The spread of the current financial crisis seemed almost like an object lesson in the perils of financial instability. And the general ideas underlying models of financial instability have proved highly relevant to economic policy: a focus on the depleted capital of financial institutions helped guide policy actions taken after the fall of Lehman, and it looks (cross your fingers) as if these actions successfully headed off an even bigger financial collapse.

Meanwhile, what about macroeconomics? Recent events have pretty decisively refuted the idea that recessions are an optimal response to fluctuations in the rate of technological progress; a more or less Keynesian view is the only plausible game in town. Yet standard New Keynesian models left no room for a crisis like the one we’re having, because those models generally accepted the efficient-market view of the financial sector.

There were some exceptions. One line of work, pioneered by none other than Ben Bernanke working with Mark Gertler of New York University, emphasized the way the lack of sufficient collateral can hinder the ability of businesses to raise funds and pursue investment opportunities. A related line of work, largely established by my Princeton colleague Nobuhiro Kiyotaki and John Moore of the London School of Economics, argued that prices of assets such as real estate can suffer self-reinforcing plunges that in turn depress the economy as a whole. But until now the impact of dysfunctional finance hasn’t been at the core even of Keynesian economics. Clearly, that has to change.


So here’s what I think economists have to do. First, they have to face up to the inconvenient reality that financial markets fall far short of perfection, that they are subject to extraordinary delusions and the madness of crowds. Second, they have to admit — and this will be very hard for the people who giggled and whispered over Keynes — that Keynesian economics remains the best framework we have for making sense of recessions and depressions. Third, they’ll have to do their best to incorporate the realities of finance into macroeconomics.
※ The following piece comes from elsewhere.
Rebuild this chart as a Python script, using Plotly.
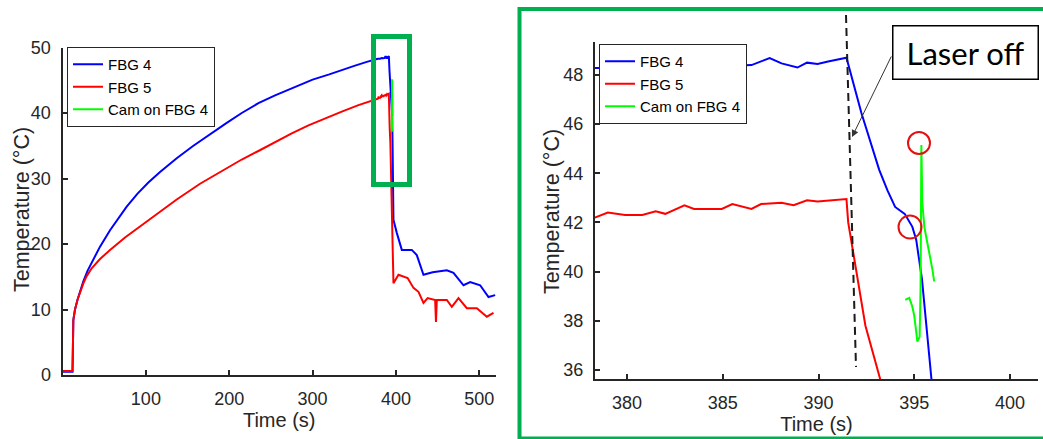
import plotly.graph_objects as go

# ---- data -------------------------------------------------------------
# FBG 4 temperature (deg C) vs time (s)
fbg4_time = [0, 12, 13, 15, 18, 21, 25, 30, 36.6, 45, 57, 67, 77, 90, 103, 117,
             137, 157, 177, 197, 215, 235, 255, 275, 300, 320, 335, 350, 365, 372,
             378.33, 380.8, 383.0, 384.95, 386.5, 387.45, 388.07, 388.9, 389.4,
             389.95, 390.5, 391.46, 392.24, 392.9, 393.17, 393.6, 394.0, 394.5,
             394.9, 395.1, 395.4, 395.9, 397, 401, 407, 412, 419, 425, 433, 444,
             461, 469, 481, 489, 501, 511, 519]
fbg4_temp = [0.5, 0.5, 8.4, 10.0, 11.5, 12.8, 14.3, 15.9, 17.6, 19.6, 22.1, 24.0, 25.7, 27.7, 29.4, 31.0,
             33.1, 35.0, 36.8, 38.5, 40.0, 41.5, 42.7, 43.8, 45.1, 45.9, 46.6, 47.2, 47.8, 48.1,
             48.28, 48.3, 48.4, 48.35, 48.4, 48.69, 48.47, 48.3, 48.5,
             48.45, 48.55, 48.7, 46.45, 44.8, 44.14, 43.3, 42.63, 42.35,
             41.82, 41.3, 39.7, 35.6, 23.7, 21.7, 19.1, 19.1, 19.1, 18.3, 15.3, 15.7,
             16.0, 15.6, 13.7, 14.2, 13.7, 11.9, 12.2]

# FBG 5 temperature (deg C) vs time (s)
fbg5_time = [0, 12, 13, 15, 18, 21, 25, 29, 35, 45, 57, 75, 97, 117, 137, 165,
             195, 215, 235, 255, 275, 295, 315, 335, 355, 370,
             378.33, 379.0, 379.9, 380.8, 381.5, 382.0, 383.0, 383.5, 384.2, 384.95,
             385.5, 386.5, 387.0, 388.07, 388.7, 389.4, 389.95, 391.46, 391.55,
             392.45, 393.3, 394.5, 396, 397, 403, 414, 421, 427, 433, 438, 447,
             448, 449, 461, 467, 475, 485, 497, 509, 517]
fbg5_temp = [0.6, 0.6, 8.4, 10.0, 11.5, 12.6, 14.0, 15.1, 16.3, 17.7, 19.1, 21.0, 23.1, 25.0, 26.8, 29.2,
             31.5, 32.9, 34.2, 35.6, 36.9, 38.1, 39.2, 40.2, 41.2, 41.9,
             42.2, 42.4, 42.3, 42.3, 42.45, 42.35, 42.7, 42.55, 42.55, 42.55,
             42.75, 42.55, 42.75, 42.8, 42.7, 42.9, 42.85, 42.95, 42.0,
             37.8, 35.4, 28.0, 17.0, 14.0, 15.3, 14.8, 13.3, 12.7, 11.0, 11.75, 11.45,
             8.1, 11.45, 11.45, 10.4, 11.75, 10.2, 10.2, 8.9, 9.5]

# Thermal camera reading on FBG 4
cam_time = [394.53, 394.74, 394.9, 395.0, 395.11, 395.16, 395.28, 395.33, 395.37,
            395.42, 395.53, 395.79, 395.95, 396.04]
cam_temp = [38.85, 38.93, 38.57, 38.2, 37.5, 37.15, 37.35, 39.4, 45.15,
            42.8, 41.8, 40.76, 40.07, 39.6]

series_names = ["FBG 4", "FBG 5", "Cam on FBG 4"]
series_colors = ["#0000ff", "#ff0000", "#00ff00"]

full_xticks = [100, 200, 300, 400, 500]
full_yticks = [0, 10, 20, 30, 40, 50]
zoom_xticks = [380, 385, 390, 395, 400]
zoom_yticks = [36, 38, 40, 42, 44, 46, 48]

# ---- layout helpers (pixel -> paper) -----------------------------------
W, H = 1043, 439


def px(x):
    return x / W


def py(y):
    return 1 - y / H


INK = "#262626"
FONT = "Liberation Sans"
GREEN = "#00b050"

fig = go.Figure()

series = [(fbg4_time, fbg4_temp), (fbg5_time, fbg5_temp), (cam_time, cam_temp)]
for (t, temp), name, color in zip(series, series_names, series_colors):
    fig.add_trace(go.Scatter(x=t, y=temp, mode="lines", name=name,
                             line=dict(color=color, width=2),
                             xaxis="x", yaxis="y", legend="legend"))
for (t, temp), name, color in zip(series, series_names, series_colors):
    fig.add_trace(go.Scatter(x=t, y=temp, mode="lines", name=name,
                             line=dict(color=color, width=2),
                             xaxis="x2", yaxis="y2", legend="legend2"))

axis_style = dict(showline=True, linecolor=INK, linewidth=2, mirror=False,
                  ticks="inside", ticklen=5, tickwidth=2, tickcolor=INK,
                  showgrid=False, zeroline=False, automargin=False,
                  tickfont=dict(family=FONT, size=18, color=INK))
xtitle_font = dict(family=FONT, size=20, color=INK)
ytitle_font = dict(family=FONT, size=21.5, color=INK)

legend_style = dict(xanchor="left", yanchor="top", bgcolor="white",
                    bordercolor=INK, borderwidth=1, itemwidth=30,
                    tracegroupgap=0,
                    font=dict(family=FONT, size=15, color="black"))

fig.update_layout(
    width=W, height=H, autosize=False,
    margin=dict(l=0, r=0, t=0, b=0, pad=0, autoexpand=False),
    paper_bgcolor="white", plot_bgcolor="white",
    xaxis=dict(axis_style, domain=[px(62.5), px(496)], range=[0, 520],
               tickvals=full_xticks, anchor="y", ticklabelstandoff=6,
               title=dict(text="Time (s)", font=xtitle_font, standoff=4)),
    yaxis=dict(axis_style, domain=[py(375), py(47.5)], range=[0, 50],
               tickvals=full_yticks, anchor="x", ticklabelstandoff=6),
    xaxis2=dict(axis_style, domain=[px(595), px(1038)], range=[378.33, 401.46],
                tickvals=zoom_xticks, anchor="y2", ticklabelstandoff=6,
                title=dict(text="Time (s)", font=xtitle_font, standoff=4)),
    yaxis2=dict(axis_style, domain=[py(379), py(42)], range=[35.63, 49.34],
                tickvals=zoom_yticks, anchor="x2", ticklabelstandoff=6),
    legend=dict(legend_style, x=px(67), y=py(47)),
    legend2=dict(legend_style, x=px(599), y=py(44)),
    showlegend=True,
)

# vertical axis titles
for cx, cy in [(22, 210), (552, 212)]:
    fig.add_annotation(xref="paper", yref="paper", x=px(cx), y=py(cy),
                       xanchor="center", yanchor="middle", showarrow=False,
                       textangle=-90, text="Temperature (°C)", font=ytitle_font)

# highlight of the zoomed window on the full trace
fig.add_shape(type="rect", xref="paper", yref="paper",
              x0=px(373.5), x1=px(409.5), y0=py(36.5), y1=py(184.5),
              line=dict(color=GREEN, width=5), fillcolor="rgba(0,0,0,0)")
# frame around the zoomed panel
fig.add_shape(type="rect", xref="paper", yref="paper",
              x0=px(519.5), x1=px(1045), y0=py(9), y1=py(438.5),
              line=dict(color=GREEN, width=4), fillcolor="rgba(0,0,0,0)")
# laser switch-off marker
fig.add_shape(type="line", xref="paper", yref="paper",
              x0=px(846), y0=py(15), x1=px(856), y1=py(367),
              line=dict(color="#1a1a1a", width=2, dash="8px,5px"))
# circled readings
fig.add_shape(type="circle", xref="paper", yref="paper",
              x0=px(908), x1=px(930), y0=py(132), y1=py(154),
              line=dict(color="#e31010", width=2))
fig.add_shape(type="circle", xref="paper", yref="paper",
              x0=px(898.5), x1=px(921.5), y0=py(215.5), y1=py(238.5),
              line=dict(color="#e31010", width=2))

fig.add_annotation(xref="paper", yref="paper", x=px(965), y=py(53),
                   xanchor="center", yanchor="middle", showarrow=False,
                   text="Laser off", font=dict(family="Lato", size=31, color="black"),
                   bgcolor="white", bordercolor="black", borderwidth=1.5,
                   borderpad=0, width=144, height=52)
fig.add_annotation(xref="paper", yref="paper", x=px(852), y=py(137),
                   ax=40, ay=-82, axref="pixel", ayref="pixel",
                   text="", showarrow=True, arrowhead=2, arrowsize=1.4,
                   arrowwidth=1, arrowcolor="#333333")

fig.write_html("out.html")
Many economists will find these changes deeply disturbing. It will be a long time, if ever, before the new, more realistic approaches to finance and macroeconomics offer the same kind of clarity, completeness and sheer beauty that characterizes the full neoclassical approach. To some economists that will be a reason to cling to neoclassicism, despite its utter failure to make sense of the greatest economic crisis in three generations. This seems, however, like a good time to recall the words of H. L. Mencken: “There is always an easy solution to every human problem — neat, plausible and wrong.”

When it comes to the all-too-human problem of recessions and depressions, economists need to abandon the neat but wrong solution of assuming that everyone is rational and markets work perfectly. The vision that emerges as the profession rethinks its foundations may not be all that clear; it certainly won’t be neat; but we can hope that it will have the virtue of being at least partly right.

Paul Krugman is a Times Op-Ed columnist and winner of the 2008 Nobel Memorial Prize in Economic Science. His latest book is “The Return of Depression Economics and the Crisis of 2008.”